Every year the ShorTS International Film Festival turns a special spotlight on film productions from a particular geographical area. Starting from this year, and continuing up until 2025, the Festival is to map out a way through the regions that culturally, geographically and cinematically offer a route and journey from Trieste to Jerusalem. The country chosen for the start of this journey is Israel, whose culture has a strong link with Trieste: the city in fact not only has one of the largest synagogues in Europe, but also the centuries-long presence of a lively Jewish community that has left its indelible cultural, commercial and philosophical mark on the history of the Friuli Venezia Giulia regional capital.

In collaboration with Tel-Aviv University’s Steve Tisch School of Film and Television, the leading film school in Israel which this year celebrates its 50th anniversary, and T-Port, a non-profit online platform aimed at promoting emerging talent and facilitating the distribution of shorts within the professional film industry, 16 shorts, both recent and otherwise, will be shown, strongly representative of the prolific creativity of this country so rich in stories.

The ten award winning works from the Steve Tisch School of Film and Television include Layla Afel/Dark Night by Leon Prudovsky (Israel, 2005), a drama about the Israeli-Palestinian conflict, which in the same year of production took home a special mention in the Corto Cortissimo section at the Venice Film Festival; Audition by Eti Tsicko (Israel, 2010), a short that shifts between reality and fiction; and the Italian premieres of Barbie Blues (Israel, 2011), the debut work of Adi Kutner, winner of the Best Short Film Award at the Jerusalem International Film Festival, and Maf’ila/Operator by Ben Hakim (Israel, 2016), the story of a single mother who works as a war drone pilot to earn a living.

The remaining six short films – the selection of which is curated by T-Port – present the best and most recent films from the Israeli film industry, works that are a mix of animations, comedies, hybrid documentaries and dramas, dwelling on the different situations of Israeli life, from the sizzling metropolises to the silent desert.
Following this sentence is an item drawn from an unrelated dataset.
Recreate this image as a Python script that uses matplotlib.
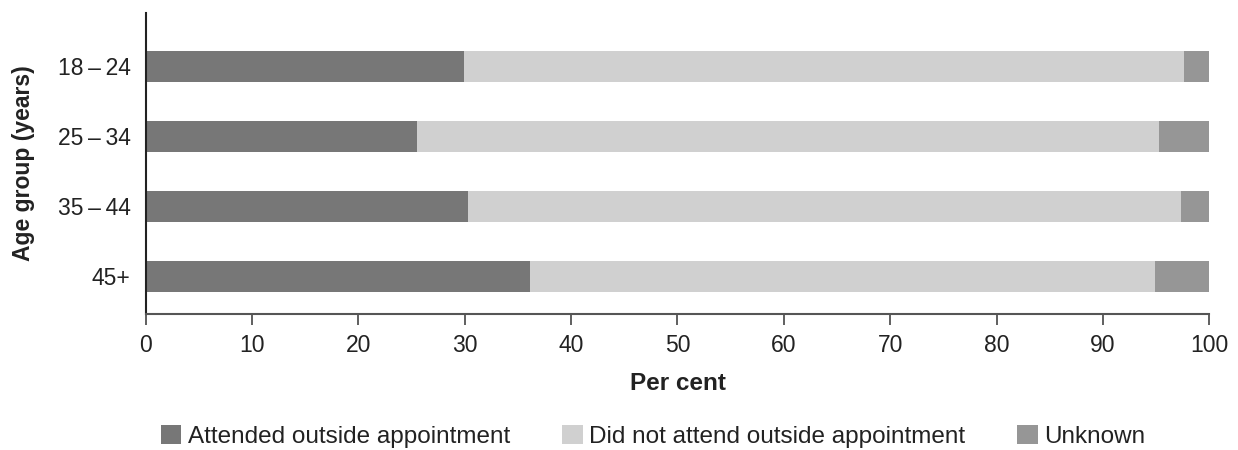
import numpy as np
import matplotlib
matplotlib.use('Agg')
import matplotlib.pyplot as plt
from matplotlib.patches import Patch

plt.rcParams['font.family'] = ['Liberation Sans', 'DejaVu Sans']

# Data (per cent)
age_groups = ['18\u2009\u2013\u200924', '25\u2009\u2013\u200934', '35\u2009\u2013\u200944', '45+']
attended = [29.9, 25.5, 30.3, 36.1]
not_attended = [67.7, 69.8, 67.0, 58.8]
unknown = [2.4, 4.7, 2.7, 5.1]

series_names = ['Attended outside appointment', 'Did not attend outside appointment', 'Unknown']
colors = ['#777777', '#d0d0d0', '#969696']

fig = plt.figure(figsize=(12.38, 4.5), dpi=100)
ax = fig.add_axes([0.1177, 0.302, 0.8591, 0.669])

y = np.arange(len(age_groups))
h = 0.44
left = np.zeros(len(age_groups))
for vals, c in zip([attended, not_attended, unknown], colors):
    ax.barh(y, vals, h, left=left, color=c, edgecolor='none')
    left += np.array(vals)

ax.set_yticks(y)
ax.set_yticklabels(age_groups, fontsize=16.5, color='#222222')
ax.set_ylim(3.54, -0.76)
ax.set_xlim(0, 100)
ax.set_xticks(np.arange(0, 101, 10))
ax.tick_params(axis='x', labelsize=16.5, colors='#222222', length=8, width=1.2, color='#444444', pad=6)
ax.tick_params(axis='y', length=0, pad=11)
for s in ['top', 'right']:
    ax.spines[s].set_visible(False)
ax.spines['left'].set_linewidth(1.5)
ax.spines['left'].set_color('#222222')
ax.spines['bottom'].set_linewidth(1.5)
ax.spines['bottom'].set_color('#555555')

ax.set_xlabel('Per cent', fontsize=17.5, fontweight='bold', labelpad=11, color='#222222')
ax.set_ylabel('Age group (years)', fontsize=16.5, fontweight='bold', labelpad=16, color='#222222')

handles = [Patch(facecolor=c, edgecolor='none') for c in colors]
fig.legend(handles, series_names, loc='center', bbox_to_anchor=(0.5275, 0.03), ncol=3,
           frameon=False, fontsize=17.5, handlelength=0.86, handleheight=0.86,
           handletextpad=0.25, columnspacing=2.15, labelcolor='#222222')

fig.savefig('out.png', dpi=100)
Whether teenagers coping with conflict or immigration, a girl grappling with disability or an elderly woman’s journey towards the end of her life, all the films are about trying to deal with a complex reality through fantasy, humour and the forming of human relationships.

This Focus on Israel will at the same time be enriched by a visit to the Museum of the Jewish Community of Trieste Carlo and Vera Wagner and to the Synagogue, via a tour that will touch on the most significant places in Jewish Trieste and a concert by the Klezmer instrumental and vocal group The New Original Klezmer Ensemble.

Under the patronage of the Cultural Office of the Israeli Embassy, the Jewish Community of Trieste and with the support of the Associazione Italia Israele of Trieste.

Download the press release here.

Download the poster here.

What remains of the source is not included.